Changes to existing EU Treaties and new Treaties must be agreed unanimously by all member states. Nice was not so agreed because this State, by vote of the people, rejected it. Immediately after the referendum the Irish government was legally obliged to go to the EU Commission and the governments of the member states and formally request that they not proceed with ratification.

"What did the government do instead? Not only did they not implement the referendum result they openly defied it. They encouraged the governments of the other member states to proceed with ratification. They did so with the avowed purpose of pressurising the electorate here and presenting them with the scenario we now face. We are being told that all other member States have ratified and the whole of the EU and all the applicant states now await us and if we don't vote Yes then a few thousand ungrateful Irish whingers will destroy the whole European project.

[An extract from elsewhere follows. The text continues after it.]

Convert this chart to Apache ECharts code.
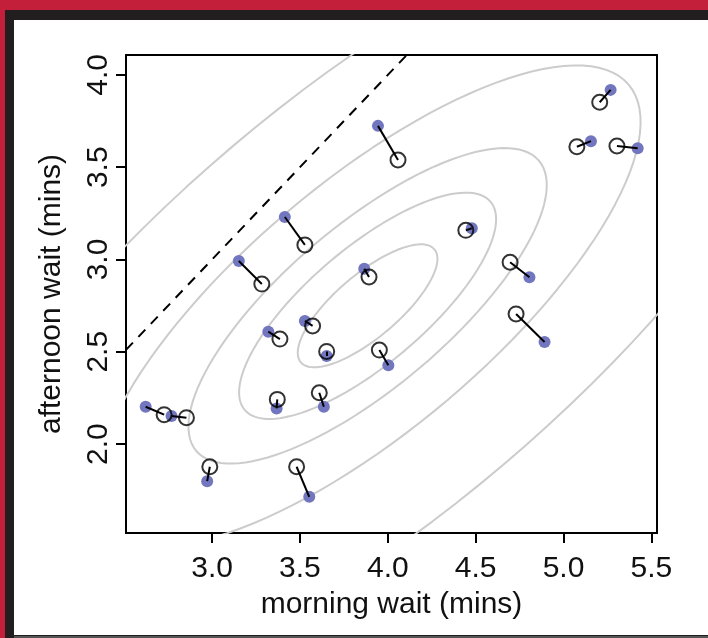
<!DOCTYPE html>
<html lang="en">
<head>
<meta charset="UTF-8">
<title>coffee waits</title>
<script src="https://cdn.jsdelivr.net/npm/echarts@6/dist/echarts.min.js"></script>
<style>
    body { margin: 0; }
    #frame { position: absolute; left: 0; top: 0; width: 708px; height: 638px; background: #c41f3a; overflow: hidden; }
    #black { position: absolute; left: 5px; top: 10px; right: 0; bottom: 0; background: #221e1f; }
    #white { position: absolute; left: 14px; top: 20px; right: 0; bottom: 3px; background: #fff; }
    #bottomline { position: absolute; left: 14px; right: 0; bottom: 0; height: 2px; background: #555; }
    #main { position: absolute; left: 0; top: 0; width: 708px; height: 638px; }
</style>
</head>
<body>
<div id="frame">
    <div id="black"></div>
    <div id="white"></div>
    <div id="bottomline"></div>
</div>
<div id="main"></div>
<script>
    // raw (unpooled) estimates per cafe
    const morningRaw   = [3.944, 3.414, 3.152, 5.268, 5.156, 5.422, 4.478, 4.806, 4.892, 3.866,
                          3.528, 3.320, 3.652, 4.003, 3.367, 3.636, 2.622, 2.769, 2.972, 3.553]
    const afternoonRaw = [3.724, 3.230, 2.992, 3.919, 3.641, 3.603, 3.169, 2.904, 2.553, 2.950,
                          2.667, 2.609, 2.477, 2.427, 2.193, 2.202, 2.202, 2.152, 1.799, 1.714]
    // partially pooled estimates
    const morningPool   = [4.058, 3.528, 3.283, 5.206, 5.076, 5.304, 4.444, 4.696, 4.730, 3.893,
                           3.572, 3.386, 3.652, 3.952, 3.371, 3.610, 2.727, 2.854, 2.987, 3.481]
    const afternoonPool = [3.539, 3.079, 2.867, 3.852, 3.611, 3.615, 3.158, 2.985, 2.705, 2.905,
                           2.640, 2.569, 2.502, 2.509, 2.242, 2.278, 2.159, 2.143, 1.877, 1.877]

    // population distribution (contours)
    const mu = [3.885, 2.749]
    const sd = [0.866, 0.726]
    const rho = 0.765
    const levels = [0.1, 0.3, 0.5, 0.8, 0.99]

    const xTicks = [3.0, 3.5, 4.0, 4.5, 5.0, 5.5]
    const yTicks = [2.0, 2.5, 3.0, 3.5, 4.0]
    const xRange = [2.51, 5.532]
    const yRange = [1.518, 4.108]

    function ellipse (level) {
        // same parametrisation as R's ellipse package
        const t = Math.sqrt(-2 * Math.log(1 - level))
        const d = Math.acos(rho)
        const pts = []
        for (let i = 0; i <= 120; i++) {
            const a = 2 * Math.PI * i / 120
            pts.push([mu[0] + t * sd[0] * Math.cos(a + d / 2), mu[1] + t * sd[1] * Math.cos(a - d / 2)])
        }
        return pts
    }

    const font = 'Liberation Sans, Arial, sans-serif'
    const chart = echarts.init(document.getElementById('main'))

    const series = levels.map(l => ({
        type: 'line',
        data: ellipse(l),
        showSymbol: false,
        clip: true,
        silent: true,
        lineStyle: { color: '#cccccc', width: 2 },
        z: 1
    }))

    series.push({
        type: 'line',
        data: [[xRange[0], xRange[0]], [yRange[1], yRange[1]]],
        showSymbol: false,
        clip: true,
        lineStyle: { color: '#000', width: 2, type: [10, 8] },
        z: 2
    })

    series.push({
        type: 'scatter',
        data: morningRaw.map((x, i) => [x, afternoonRaw[i]]),
        symbolSize: 12,
        itemStyle: { color: '#7176bf', opacity: 1 },
        z: 3
    })

    series.push({
        type: 'scatter',
        data: morningPool.map((x, i) => [x, afternoonPool[i]]),
        symbolSize: 15,
        itemStyle: { color: 'none', borderColor: '#000', borderWidth: 2 },
        z: 4
    })

    series.push({
        type: 'lines',
        coordinateSystem: 'cartesian2d',
        data: morningRaw.map((x, i) => ({ coords: [[x, afternoonRaw[i]], [morningPool[i], afternoonPool[i]]] })),
        lineStyle: { color: '#000', width: 2, opacity: 1 },
        z: 5
    })

    chart.setOption({
        animation: false,
        grid: {
            left: 126, top: 55, right: 51, bottom: 105,
            show: true, borderColor: '#000', borderWidth: 2
        },
        xAxis: {
            type: 'value',
            min: xRange[0], max: xRange[1],
            name: 'morning wait (mins)',
            nameLocation: 'middle',
            nameGap: 57,
            nameTextStyle: { fontFamily: font, fontSize: 30, color: '#111' },
            axisLine: { show: false },
            splitLine: { show: false },
            axisTick: { show: true, length: 10, lineStyle: { color: '#000', width: 2 }, customValues: xTicks },
            axisLabel: {
                customValues: xTicks, margin: 21,
                fontFamily: font, fontSize: 30, color: '#111',
                formatter: v => v.toFixed(1)
            }
        },
        yAxis: {
            type: 'value',
            min: yRange[0], max: yRange[1],
            name: 'afternoon wait (mins)',
            nameLocation: 'middle',
            nameGap: 59,
            nameTextStyle: { fontFamily: font, fontSize: 30, color: '#111' },
            axisLine: { show: false },
            splitLine: { show: false },
            axisTick: { show: true, length: 10, lineStyle: { color: '#000', width: 2 }, customValues: yTicks },
            axisLabel: {
                customValues: yTicks, margin: 12, rotate: 90,
                fontFamily: font, fontSize: 30, color: '#111',
                formatter: v => v.toFixed(1)
            }
        },
        series: series
    })
</script>
</body>
</html>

"With all due respect to the Taoiseach and the Minister for Foreign Affairs, I don't think the people will buy it. I don't think they are so gullible.

"I want to return to the issue of neutrality. I do not doubt the diligence of the Taoiseach and the Minister for Foreign Affairs in securing those declarations.

"But I believe that diligence was misdirected. The declarations are a smokescreen. They do not change Nice and Nice, like previous EU Treaties, commits us to greater cooperation on foreign policy and so-called security policy and to the progressive framing of a common defence policy. It commits us to the EU Rapid Reaction Force. This State is still a member of NATO's Partnership for Peace, in violation of the promise made by the Taoiseach.

"The reality of what is happening to Irish neutrality was shown at the beginning of this month, when the government granted permission to the United States Air Force, operating from Shannon Airport, to carry out military exercises in our airspace. Two Hercules C130 military planes were allowed by the Department of Foreign Affairs to engage in training flights low in the skies over the south west of Ireland. This took place over a four-day period. It followed the opening of Shannon to the US military last year. The US Air Force presence there has now become routine. I believe what we are seeing is the transformation of Shannon into an important European base for the US Air Force, in total violation of the government's supposed commitment to neutrality as expressed in the Seville declarations and elsewhere.

"The government has so far refused to put neutrality in the Constitution. I urge them to do so and I have tabled such a Bill - the 25th Amendment to the Constitution Bill. I call on them to adopt it.

"I pledge the opposition of Sinn Féin to the ratification of the Treaty of Nice and I look forward once again to seeing democracy triumph as the people reject this undemocratic Treaty."